La première réussite de Scorsese, c'est d'être parvenu à susciter de l'empathie pour son anti-héros Jordan Belfort, malgré son statut honni dans la société actuelle (celui de trader), malgré son comportement profondément immoral et outrancier
Par ailleurs, je ne suis généralement pas trop client des films d'une durée aussi longue - et en effet quelques passages auraient pu être écourtés - mais il faut reconnaître qu'on ne s'ennuie pratiquement pas un seul instant durant les trois heures de projection.
Scorsese choisit le ton de la comédie burlesque pour nous conter cette tragédie moderne, et le pari s'avère gagnant, plusieurs scènes déjà cultes provoquant l'hilarité du public ; ma préférée reste la première rencontre, d'une hypocrisie jubilatoire, entre Belfort et les deux agents du FBI, qui s'achève par un jet rageur de homards et de billets de banque!
Il est vrai que l'usage du rire, associée à la vie de rêve menée par les traders, pourrait nuire au véritable message du film, auprès de spectateurs naïfs qui ne saisiraient pas l'indécence et la désespérance morale qui transpirent en parallèle de tels comportements, aussi monstrueusement égocentrés.
Pour ma part, j'ai parfois eu l'impression que certaines séquences étaient trop exagérées pour être totalement crédibles : ainsi, comment est-il possible de se démonter le crâne chaque nuit avec un tel acharnement, tout en assurant son poste normalement le lendemain?
D'ailleurs cette quête effrénée de jouissance, des plaisirs sous toutes leurs formes, est l'un des grands thèmes du film, au-delà du cas particulier de Jordan Belfort.
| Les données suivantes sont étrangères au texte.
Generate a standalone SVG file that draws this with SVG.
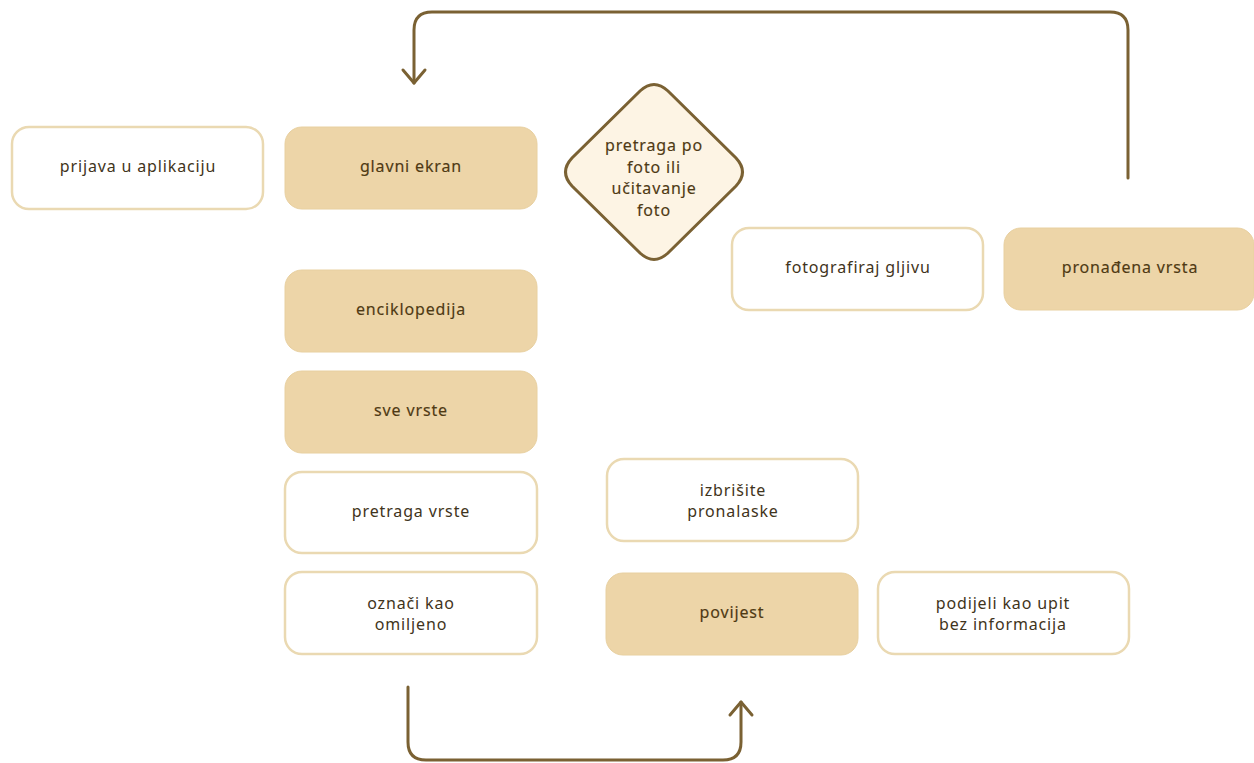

Scorsese ne se positionne pas forcément d'un point de vue moral sur cette problématique, qui semble inhérente à la nature humaine, dès lors qu'elle cède à ses pulsions.
D'autre part, si "The wolf of Wall Street" fonctionne si parfaitement, c'est grâce notamment à sa distribution impeccable (Jonah Hill, Margot Robbie, Kyle Chandler...), emmenée par le génie Di Caprio, qui se met en danger et était sans doute l'un des seuls à pouvoir incarner Belfort en intégrant ses multiples facettes - pathétique, ridiculement vulgaire, et néanmoins attachant.
Quant à Marty, respect total à ce papy de 71 ans qui signe un film imparfait mais flamboyant, à la mise en scène une nouvelle fois virtuose, et qui parvient à se renouveler en prenant davantage de risques que toute une génération de yes man à la solde des studios. Bravo l'artiste!